Authors: Griff Hosker
Tags: #Literature & Fiction, #Genre Fiction, #Historical, #Military, #War, #Historical Fiction, #Scottish
William the Conqueror’s family tree
William the Bastard (The Conqueror)
William II (Rufus) Henry I Adela Robert (Curthose)
William Matilda Stephen of Blois
William Clito
Henry II
The dotted line indicates that they died before they could attain the crown or before they could rule effectively.
The word Fitz shows that the owner of the name is an illegitimate son of a knight. As such they would not necessarily inherit when their father died. There were many such knights. William himself was illegitimate. Robert of Gloucester was also known as Robert of Caen and Robert Fitzroy.
Ridley, the father of my hero, was in three earlier books. There were two regiments of Varangians: one was English in character and one Scandinavian. As the bodyguards of the Emperor they were able to reap rich rewards for their service.
The Normans were formidable fighters. The conquest of England happened after a single battle. They conquered southern Italy and Sicily with a handful of knights. Strongbow, a Norman mercenary took a small mercenary force and dominated Ireland so much that as soon as a force of Normans, led by the king land, all defence on the island crumbled. In one of Strongbow's battles a force of 100 knights defeated 4000 Irish warriors!
Ranulf Flambard was the controversial Bishop of Durham who was imprisoned in the tower by Henry for supporting his brother. Although reinstated the Bishop was viewed with suspicion by the king and did not enjoy as much power as either his predecessors or his successors. He had been something of a womaniser in his younger days and he tried to make up for that by giving to the poor when he was older. He was responsible for much of the defensive works of Durham Castle and was truly a Bishop Prince. He died around 1128. The incident with the Bishop being held captive is pure fiction. However he died in 1128 and there was a great deal of unrest while King Henry was away in Normandy. The Gospatric family did show their true colours when the Scottish king tried to take advantage of the internal strife between Stephen and Matilda and invade England. A leopard does not change his spots. The land between the Tees and the Scottish lowlands was always fiercely contested by Scotland, England and those who lived there.

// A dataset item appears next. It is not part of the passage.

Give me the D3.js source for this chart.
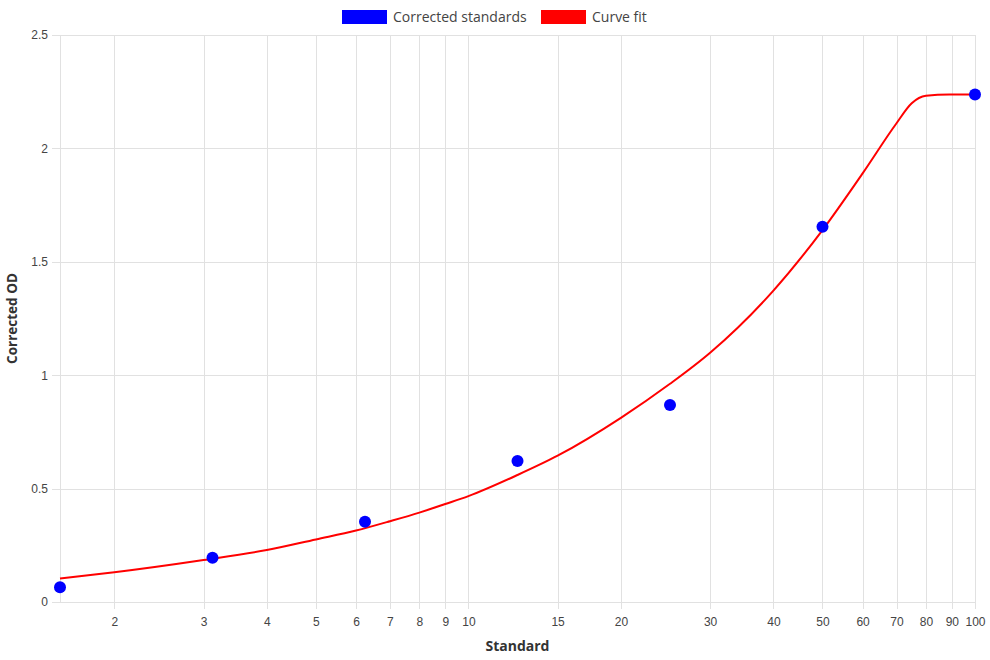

Hartness (Hartlepool) was given to the De Brus family by Henry and the family played a power game siding with Henry and David depending upon what they had to gain. They were also given land around Guisborough in North Yorkshire.
Squires were not always the sons of nobles. Often they were lowly born and would never aspire to knighthood. It was not only the king who could make knights. Lords had that power too. Normally a man would become a knight at the age of 21. Young landless knights would often leave home to find a master to serve in the hope of treasure or loot. The idea of chivalry was some way away. The Norman knight wanted land, riches and power. Knights would have a palfrey or ordinary riding horse and a destrier or war horse. Squires would ride either a palfrey, if they had a thoughtful knight or a rouncy (pack horse). The squires carried all of the knight’s war gear on the pack horses. Sometimes a knight would have a number of squires serving him. One of the squire’s tasks was to have a spare horse in case the knight’s destrier fell in battle. Another way for a knight to make money was to capture an enemy and ransom him. This even happened to Richard 1st of England who was captured in Austria and held to ransom.
At this time a penny was a valuable coin and often payment would be taken by ‘nicking’ pieces off it. Totally round copper and silver coins were not the norm in 12th Century Europe. Each local ruler would make his own small coins. The whole country was run like a pyramid with the king at the top. He took from those below him in the form of taxes and service and it cascaded down. There was a great deal of corruption as well as anarchy. The idea of a central army did not exist. King Henry had his household knights and would call upon his nobles to supply knights and men at arms when he needed to go to war. The expense for that army would be borne by the noble.
The border between England and Scotland has always been a prickly one from the time of the Romans onward. Before that time the border was along the line of Glasgow to Edinburgh. The creation of an artificial frontier, Hadrian’s Wall, created an area of dispute for the people living on either side of it. William the Conqueror had the novel idea of slaughtering everyone who lived between the Tees and the Tyne/Tweed in an attempt to resolve the problem. It did not work and lords on both sides of the borders, as well as the monarchs used the dispute to switch sides as it suited them.
The manors I write about were around at the time the book is set. For a brief time a De Brus was lord of Normanby. It changed hands a number of times until it came under the control of the Percy family. This is a work of fiction but I have based events on the ones which occurred in the twelfth century.